Monday, January 14, 2008

Georgetown Flunks "Energy Campus"

Late last Fall, the Georgetown City Council voted 5-1 to decline a resolution supporting Santee Cooper's proposed coal-burner on the Great Pee Dee. Georgetown is downstream of the plant and is justifiably concerned about the environmental impact of the project, including its effect on the water quality and availability of water from the river.

Today's Georgetown Times included the following editorial on the cynically-titled "Pee Dee Energy Campus" (that is, the coal plant):

Cost of mercury pollution

Sherod Cooper, 7, caught a 7.5-pound largemouth bass near Socastee in the Intracoastal Waterway a few weeks ago. It must have been a big thrill to reel in such a catch, and his family likely enjoyed a fish dinner soon afterward.

He should have thrown the big bass back. Fish caught in mercury polluted South Carolina waters are unsafe to eat. Largemouth bass and catfish are so contaminated in some rivers that DHEC says people should not eat a single bite.

Such toxins in our region’s waters have moved DHEC to post warning signs at coastal boat landings for people not to eat fish they catch.

Yet, South Carolina is displaying a split personality over this harmful pollution.

DHEC has begun an intensive review of mercury pollution that may include a first-ever study into whether the poisonous metal is harming South Carolinians.

Santee Cooper, the state’s own electric company, is proposing to build a $1 billion coal-fired power plant near Pamplico and Kingsburg south of Florence along the Little Pee Dee River. Though it’s name is a futuristic-sounding Energy Campus, opponents say the new plant will emit a projected 138 pounds of mercury per year.

Santee Cooper has been running a series of newspaper ads hinting that the state could go dark without the new coal plant. The real fear is that the cost of power will rise.

Santee Cooper directs readers to its website where it promises to use the best available environmental control technology and generate power in an environmentally responsible way. It plans to generate 40 percent (more than four times present levels) of its energy from non-greenhouse gas emitting resources, biomass fuels, efficiency and conservation by 2020.

Grace Gifford of the Five Rivers Meeting, Religious Society of Friends, says the new Pee Dee plant does not include Integrated Gasification Combined Cycle or carbon sequestration technologies and does not represent state-of-the-art.

Mercury is a neurotoxin linked to human illnesses like birth defects, nerve disorders and heart failure. Mercury becomes toxic methyl mercury in our rivers.

One pound of mercury is enough to contaminate 500,000 fish.
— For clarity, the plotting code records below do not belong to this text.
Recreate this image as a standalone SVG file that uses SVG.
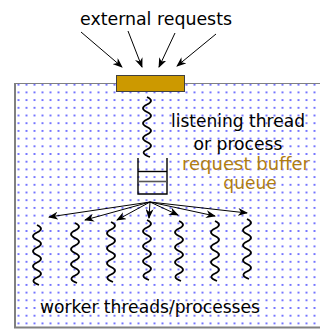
<svg xmlns="http://www.w3.org/2000/svg" width="320" height="330" viewBox="0 0 320 330">
<style>
text{font-family:"DejaVu Sans","Liberation Sans",sans-serif;font-size:17px;fill:#000}
.conn{stroke:#000;stroke-width:1;fill:none;marker-end:url(#ah)}
.sq{stroke:#000;stroke-width:1.8;fill:none}
.q{stroke:#000;stroke-width:1.4;fill:none}
.border{stroke:#808080;fill:none}
.gold{fill:#b07d12}
</style>
<defs>
<pattern id="dots" patternUnits="userSpaceOnUse" x="14.5" y="80.85" width="8" height="7.7">
<circle cx="4" cy="3.85" r="1" fill="#4646ff"/>
</pattern>
<marker id="ah" markerWidth="10" markerHeight="8" refX="9" refY="4" orient="auto" markerUnits="userSpaceOnUse">
<path d="M0,0 L10,4 L0,8 L3,4 Z" fill="#000"/>
</marker>
</defs>
<rect x="0" y="0" width="320" height="330" fill="#fff"/>
<g id="region">
<rect x="16" y="84" width="304" height="242" fill="url(#dots)"/>
<line class="border" x1="15" y1="83.5" x2="320" y2="83.5" stroke-width="1"/>
<line class="border" x1="15" y1="83" x2="15" y2="328" stroke-width="2"/>
<line class="border" x1="14" y1="327.5" x2="320" y2="327.5" stroke-width="2"/>
</g>
<g id="title"><text x="156" y="25" text-anchor="middle" textLength="152" lengthAdjust="spacingAndGlyphs">external requests</text></g>
<g id="socket"><rect x="116.5" y="75.5" width="68" height="16" fill="#cc9900" stroke="#404040" stroke-width="1"/></g>
<g id="listener">
<path class="sq" d="M147,97 q8,3.75 0,7.5 t0,7.5 t0,7.5 t0,7.5 t0,7.5 t0,7.5 t0,7.5 t3,7.5"/>
<text x="238" y="127" text-anchor="middle" textLength="134" lengthAdjust="spacingAndGlyphs">listening thread</text>
<text x="238" y="150" text-anchor="middle" textLength="89" lengthAdjust="spacingAndGlyphs">or process</text>
</g>
<g id="queue">
<path class="q" d="M138,158 V194 H167 V158"/>
<line class="q" x1="138" y1="171.5" x2="167" y2="171.5"/>
<line x1="138" y1="181.5" x2="167" y2="181.5" stroke="#555" stroke-width="1.6"/>
<text class="gold" x="246" y="170" text-anchor="middle" textLength="128" lengthAdjust="spacingAndGlyphs">request buffer</text>
<text class="gold" x="250" y="189" text-anchor="middle">queue</text>
</g>
<g id="workers">
<path class="sq" d="M37,225 q8,3.75 0,7.5 t0,7.5 t0,7.5 t0,7.5 t0,7.5 t0,7.5 t0,7.5 t2,7.5"/>
<path class="sq" d="M75,223 q8,3.75 0,7.5 t0,7.5 t0,7.5 t0,7.5 t0,7.5 t0,7.5 t0,7.5 t2,7.5"/>
<path class="sq" d="M111,222 q8,3.75 0,7.5 t0,7.5 t0,7.5 t0,7.5 t0,7.5 t0,7.5 t0,7.5 t2,7.5"/>
<path class="sq" d="M147,220 q8,3.75 0,7.5 t0,7.5 t0,7.5 t0,7.5 t0,7.5 t0,7.5 t0,7.5 t2,7.5"/>
<path class="sq" d="M179,221 q8,3.75 0,7.5 t0,7.5 t0,7.5 t0,7.5 t0,7.5 t0,7.5 t0,7.5 t2,7.5"/>
<path class="sq" d="M215,221 q8,3.75 0,7.5 t0,7.5 t0,7.5 t0,7.5 t0,7.5 t0,7.5 t0,7.5 t2,7.5"/>
<path class="sq" d="M247,219 q8,3.75 0,7.5 t0,7.5 t0,7.5 t0,7.5 t0,7.5 t0,7.5 t0,7.5 t2,7.5"/>
<text x="150" y="313" text-anchor="middle" textLength="220" lengthAdjust="spacingAndGlyphs">worker threads/processes</text>
</g>
<g id="connectors">
<line class="conn" x1="81" y1="32" x2="122" y2="67"/>
<line class="conn" x1="128" y1="31" x2="142" y2="67"/>
<line class="conn" x1="175" y1="33" x2="159" y2="67"/>
<line class="conn" x1="216" y1="34" x2="177" y2="66"/>
<line class="conn" x1="150" y1="202" x2="49" y2="217"/>
<line class="conn" x1="150" y1="202" x2="85" y2="220"/>
<line class="conn" x1="150" y1="202" x2="117" y2="220"/>
<line class="conn" x1="150" y1="202" x2="149" y2="218"/>
<line class="conn" x1="150" y1="202" x2="178" y2="215"/>
<line class="conn" x1="150" y1="202" x2="215" y2="216"/>
<line class="conn" x1="150" y1="202" x2="247" y2="213"/>
</g>
</svg>
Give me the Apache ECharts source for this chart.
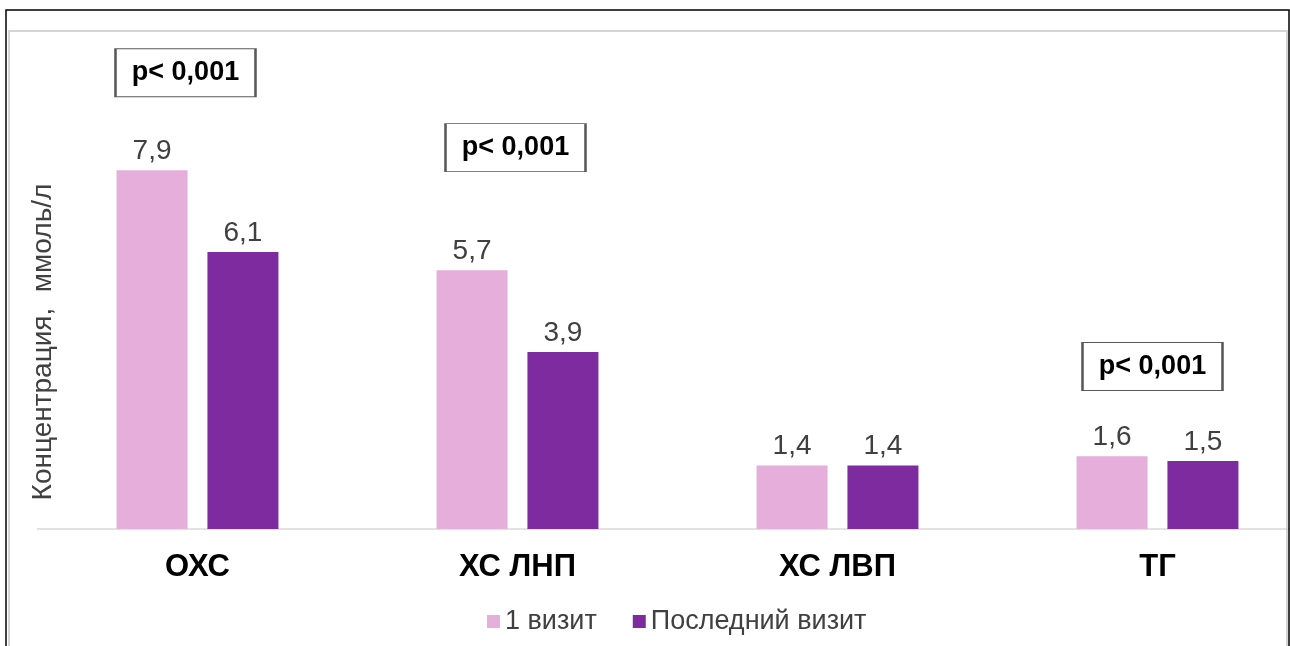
<!DOCTYPE html>
<html>
<head>
<meta charset="utf-8">
<script src="https://cdn.jsdelivr.net/npm/echarts@6/dist/echarts.min.js"></script>
<style>
html,body{margin:0;padding:0;background:#fff;overflow:hidden;}
#chart{width:1290px;height:646px;}
</style>
</head>
<body>
<div id="chart"></div>
<script>
var categories = ['ОХС', 'ХС ЛНП', 'ХС ЛВП', 'ТГ'];
var seriesNames = ['1 визит', 'Последний визит'];
var firstVisit = [7.9, 5.7, 1.4, 1.6];
var lastVisit = [6.1, 3.9, 1.4, 1.5];
var pLabels = ['p< 0,001', 'p< 0,001', null, 'p< 0,001'];
var pBoxLevel = [10.05, 8.4, null, 3.58];
var pBoxShift = [-12, -2, 0, -5];
var yAxisTitle = 'Концентрация,  ммоль/л';

var FONT = '"Liberation Sans", Arial, sans-serif';
var colors = ['#E6AEDB', '#7E2BA0'];

function fmt(p) { return p.value.toFixed(1).replace('.', ','); }

var pData = [];
for (var i = 0; i < categories.length; i++) {
  if (pLabels[i] !== null) {
    pData.push({
      value: [i, pBoxLevel[i]],
      symbolOffset: [pBoxShift[i], 0],
      label: { formatter: pLabels[i] }
    });
  }
}

var chart = echarts.init(document.getElementById('chart'), null, { renderer: 'canvas' });
chart.setOption({
  animation: false,
  backgroundColor: '#fff',
  textStyle: { fontFamily: FONT },
  grid: { left: 37.5, width: 1280, top: 29.6, bottom: 117, containLabel: false, outerBoundsMode: 'none' },
  legend: {
    data: seriesNames,
    left: 482,
    top: 603,
    icon: 'rect',
    itemWidth: 13,
    itemHeight: 13,
    itemGap: 36,
    textStyle: { fontSize: 27, color: '#404040', fontFamily: FONT }
  },
  xAxis: {
    type: 'category',
    data: categories,
    axisTick: { show: false },
    axisLine: { lineStyle: { color: '#d9d9d9', width: 1.5 } },
    axisLabel: { fontSize: 31, fontWeight: 'bold', color: '#000', margin: 23, fontFamily: FONT }
  },
  yAxis: {
    type: 'value',
    min: 0,
    max: 11,
    show: false,
    splitLine: { show: false }
  },
  series: [
    {
      name: seriesNames[0],
      type: 'bar',
      data: firstVisit,
      barWidth: 71,
      barGap: '28%',
      itemStyle: { color: colors[0] },
      label: { show: true, position: 'top', distance: 5, formatter: fmt, fontSize: 28, color: '#404040', fontFamily: FONT }
    },
    {
      name: seriesNames[1],
      type: 'bar',
      data: lastVisit,
      barWidth: 71,
      barGap: '28%',
      itemStyle: { color: colors[1] },
      label: { show: true, position: 'top', distance: 5, formatter: fmt, fontSize: 28, color: '#404040', fontFamily: FONT }
    },
    {
      name: 'p',
      type: 'scatter',
      data: pData,
      symbol: 'rect',
      symbolSize: [140, 48],
      z: 5,
      itemStyle: { color: '#fff', borderColor: '#595959', borderWidth: 1.5, opacity: 1 },
      label: { show: true, position: 'inside', fontSize: 27, fontWeight: 'bold', color: '#000', fontFamily: FONT },
      emphasis: { disabled: true },
      tooltip: { show: false }
    }
  ],
  graphic: [
    { type: 'rect', shape: { x: 6, y: 10, width: 1283, height: 660 }, style: { fill: 'none', stroke: '#000', lineWidth: 1.5 }, z: 100 },
    { type: 'rect', shape: { x: 9, y: 31, width: 1278, height: 640 }, style: { fill: 'none', stroke: '#c8c8c8', lineWidth: 1.5 }, z: 100 },
    { type: 'text', x: 43, y: 342, rotation: Math.PI / 2,
      style: { text: yAxisTitle, align: 'center', verticalAlign: 'middle', font: '28px ' + FONT, fill: '#404040' } }
  ]
});
</script>
</body>
</html>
People and particularly children eating contaminated fish are at risk. According to a recent article in the Charleston Post and Courier, there are mercury “hot spots” that form a “Mercury Triangle” of contaminated fish around the proposed coal plant. All three rivers near the proposed site, the Little Pee Dee, the Lynches and the Great Pee Dee are contaminated with mercury according to DHEC.

“Don’t worry; be happy,” is no way think in a state that is among the leaders in infant mortality until some meaningful data is collected on the effects of accumulated mercury in the mothers of those dead babies.

Mercury is only one of the pollutants associated with burning coal. Of the 14 major industries in Florence County, seven emit between 6,900 and 4,271,543 pounds of pollutants annually, according to a toxic releases inventory on the website scorecard.org.

Close to 600 people, many of them in the Kingsburg and Pamplico areas, have signed a petition opposing the plant. Their voices deserve to be heard before a plant is built that will extend coal-burning through this century.

Until the effects of mercury pollution on people are understood more fully, the state should not approve a project that will put more into our air and water. The human cost is too high.